“We Cannot Sit on Reserves and Starve the Economy”- Dr. Kwakye Clarifies BoG’s FX Policy

Speaking to the media on the sidelines of a Strategic Policy Session on De-risking Ghana’s Gold Trade, Dr. Kwakye explained that the central bank supplies forex to meet legitimate demand, particularly for imports and government debt servicing.

EBENEZER DE-GAULLE
2 Min Read

An advisor to the Bank of Ghana (BoG), Dr. John Kwakye, has clarified that the central bank’s supply of foreign exchange to the market is intended to support economic transactions and should not be misconstrued as excessive market intervention.

According to him, the bank receives and manages a significant share of the country’s foreign exchange inflows, including proceeds from gold and cocoa exports, selected remittances, as well as government borrowing and disbursements from multilateral institutions such as the International Monetary Fund and the World Bank.

Speaking to the media on the sidelines of a Strategic Policy Session on De-risking Ghana’s Gold Trade, Dr. Kwakye explained that the central bank supplies forex to meet legitimate demand, particularly for imports and government debt servicing.

He argued that withholding these inflows without releasing them into the economy would restrict access to foreign exchange and negatively impact economic activity.

“We have to release foreign exchange into the system. For those importing goods into the country or for government loan repayments, we must provide the foreign exchange. You cannot interpret all that we supply to the market as intervention,” he said.

Dr. Kwakye further stressed that such transactions are better described as intermediation rather than intervention, since the bank is required to channel foreign exchange back into the system.

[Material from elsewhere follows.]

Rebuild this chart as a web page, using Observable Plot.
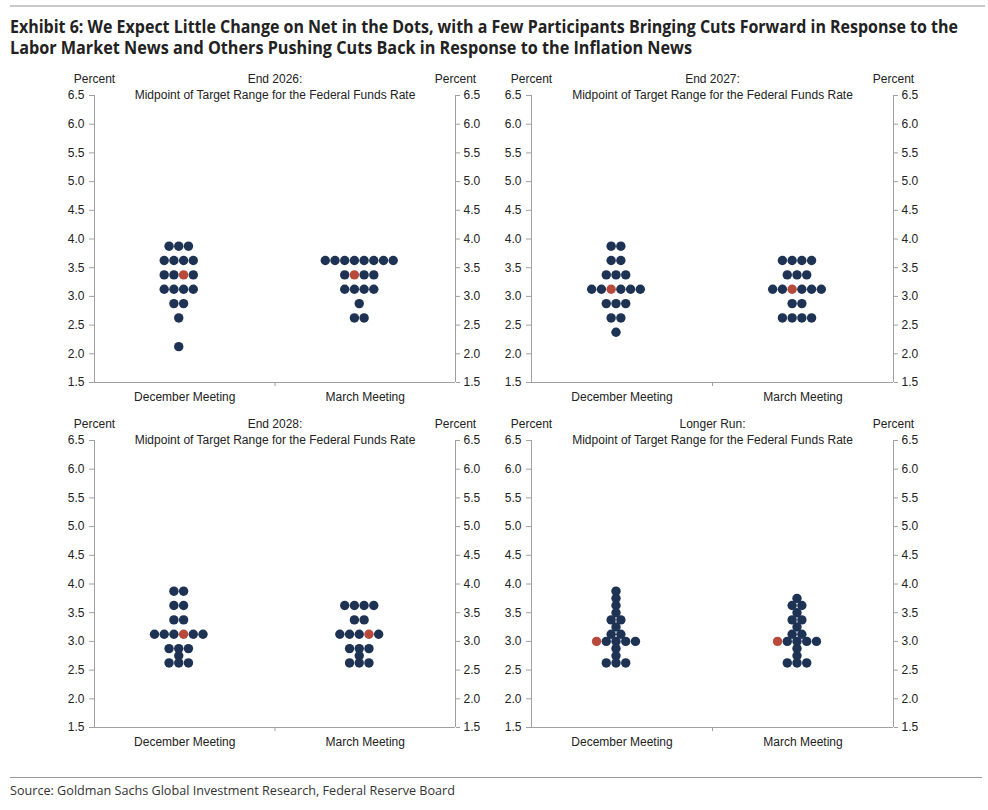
<!DOCTYPE html>
<html>
<head>
<meta charset="utf-8">
<script src="https://cdn.jsdelivr.net/npm/d3@7"></script>
<script src="https://cdn.jsdelivr.net/npm/@observablehq/plot@0.6"></script>
<style>
  html, body { margin: 0; padding: 0; background: #fff; }
  #wrap { position: relative; width: 988px; height: 810px; overflow: hidden; }
  .topline { position: absolute; left: 10px; top: 5px; width: 975px; height: 2px; background: #c9c9c9; }
  .title { position: absolute; left: 10px; font-family: "Open Sans", sans-serif; font-weight: 700; font-size: 17px; color: #222; white-space: nowrap; transform-origin: left center; line-height: 21px; }
  .botline { position: absolute; left: 10px; top: 777px; width: 972px; height: 1px; background: #9a9a9a; }
  .source { position: absolute; left: 10px; top: 783px; font-family: "Open Sans", sans-serif; font-size: 12.5px; color: #333; white-space: nowrap; transform-origin: left center; line-height: 16px; }
  .panel { position: absolute; }
</style>
</head>
<body>
<div id="wrap">
  <div class="topline"></div>
  <div class="title" id="t1" style="top:16px">Exhibit 6: We Expect Little Change on Net in the Dots, with a Few Participants Bringing Cuts Forward in Response to the</div>
  <div class="title" id="t2" style="top:37px">Labor Market News and Others Pushing Cuts Back in Response to the Inflation News</div>
  <div class="panel" id="p0" style="left:0px;top:65px"></div>
  <div class="panel" id="p1" style="left:494px;top:65px"></div>
  <div class="panel" id="p2" style="left:0px;top:410px"></div>
  <div class="panel" id="p3" style="left:494px;top:410px"></div>
  <div class="botline"></div>
  <div class="source" id="src">Source: Goldman Sachs Global Investment Research, Federal Reserve Board</div>
</div>
<script>
// ---- Data (rate, number of dots in that row) ----
const meetings = ["December Meeting", "March Meeting"];
const panelTitles = ["End 2026:", "End 2027:", "End 2028:", "Longer Run:"];
const subtitle = "Midpoint of Target Range for the Federal Funds Rate";
const yTicks = [1.5, 2.0, 2.5, 3.0, 3.5, 4.0, 4.5, 5.0, 5.5, 6.0, 6.5];

const dec2026 = [[3.875,3],[3.625,4],[3.375,4],[3.125,4],[2.875,2],[2.625,1],[2.125,1]];
const mar2026 = [[3.625,8],[3.375,4],[3.125,4],[2.875,1],[2.625,2]];
const dec2027 = [[3.875,2],[3.625,2],[3.375,3],[3.125,6],[2.875,3],[2.625,2],[2.375,1]];
const mar2027 = [[3.625,4],[3.375,3],[3.125,6],[2.875,2],[2.625,4]];
const dec2028 = [[3.875,2],[3.625,2],[3.375,2],[3.125,6],[2.875,3],[2.75,1],[2.625,3]];
const mar2028 = [[3.625,4],[3.375,2],[3.125,5],[2.875,3],[2.75,1],[2.625,3]];
const decLR = [[3.875,1],[3.75,1],[3.625,1],[3.5,1],[3.375,2],[3.25,1],[3.125,2],[3.0,5],[2.875,1],[2.75,1],[2.625,3]];
const marLR = [[3.75,1],[3.625,2],[3.5,1],[3.375,2],[3.25,1],[3.125,2],[3.0,5],[2.875,1],[2.75,1],[2.625,3]];

// median dot: [rate, position within its row]
const medDec = [[3.375,2],[3.125,2],[3.125,3],[3.0,0]];
const medMar = [[3.375,1],[3.125,2],[3.125,3],[3.0,0]];

const series = [[dec2026, mar2026],[dec2027, mar2027],[dec2028, mar2028],[decLR, marLR]];

const NAVY = "#1e3354", RED = "#b84a3c", AXIS = "#a0a0a0", TEXT = "#222";
const SLOT = 9.7 * 2 / 361; // dot spacing in x-domain units

function buildDots(p) {
  const out = [];
  series[p].forEach((rows, m) => {
    const med = m === 0 ? medDec[p] : medMar[p];
    rows.forEach(([rate, n]) => {
      for (let i = 0; i < n; i++) {
        out.push({
          x: m + 0.5 + (i - (n - 1) / 2) * SLOT,
          y: rate,
          median: rate === med[0] && i === med[1]
        });
      }
    });
  });
  return out;
}

function panel(p) {
  const left = p % 2 === 0;
  const dots = buildDots(p);
  return Plot.plot({
    width: 494,
    height: 345,
    marginLeft: left ? 94 : 37,
    marginRight: left ? 39 : 95,
    marginTop: 30,
    marginBottom: 28,
    style: { fontFamily: "'Liberation Sans', Arial, sans-serif", fontSize: "12px", color: TEXT, background: "#fff" },
    x: { domain: [0, 2], axis: null },
    y: { domain: [1.5, 6.5], axis: null },
    marks: [
      Plot.axisY({ anchor: "left", ticks: yTicks, tickFormat: d3.format(".1f"), tickSize: 5, tickPadding: 5, stroke: AXIS, fill: TEXT, label: null }),
      Plot.axisY({ anchor: "right", ticks: yTicks, tickFormat: d3.format(".1f"), tickSize: 4, tickPadding: 4, stroke: AXIS, fill: TEXT, label: null }),
      Plot.axisX({ ticks: [1], tickSize: 4, tickFormat: () => "", stroke: AXIS, label: null }),
      Plot.ruleX([0, 2], { stroke: AXIS }),
      Plot.ruleY([1.5], { stroke: AXIS }),
      Plot.text([meetings[0], meetings[1]], { x: (d, i) => i + 0.5, frameAnchor: "bottom", lineAnchor: "middle", dy: 15, text: d => d, fill: TEXT }),
      Plot.text(["Percent"], { frameAnchor: "top-left", lineAnchor: "middle", dy: -16, textAnchor: "middle", fill: TEXT }),
      Plot.text(["Percent"], { frameAnchor: "top-right", lineAnchor: "middle", dy: -16, textAnchor: "middle", fill: TEXT }),
      Plot.text([panelTitles[p]], { frameAnchor: "top", lineAnchor: "middle", dy: -16, fill: TEXT }),
      Plot.text([subtitle], { frameAnchor: "top", lineAnchor: "middle", dy: 0, fill: TEXT }),
      Plot.dot(dots.filter(d => !d.median), { x: "x", y: "y", r: 4.7, fill: NAVY, stroke: "none", dx: -6 }),
      Plot.dot(dots.filter(d => d.median), { x: "x", y: "y", r: 4.7, fill: RED, stroke: "none", dx: -6 })
    ]
  });
}

for (let p = 0; p < 4; p++) document.getElementById("p" + p).appendChild(panel(p));

function fit(id, target) {
  const el = document.getElementById(id);
  const w = el.getBoundingClientRect().width;
  el.style.transform = `scaleX(${target / w})`;
}
fit("t1", 948);
fit("t2", 682);
fit("src", 445);
</script>
</body>
</html>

“We cannot sit on these reserves and starve the economy of foreign exchange. We call it intermediation, in the sense that you have to supply foreign exchange back into the system. At the same time, we are monitoring our reserve levels. As long as we are not depleting them but rather building them, we cannot say we are pumping too much foreign exchange into the economy merely to stabilise it,” he added.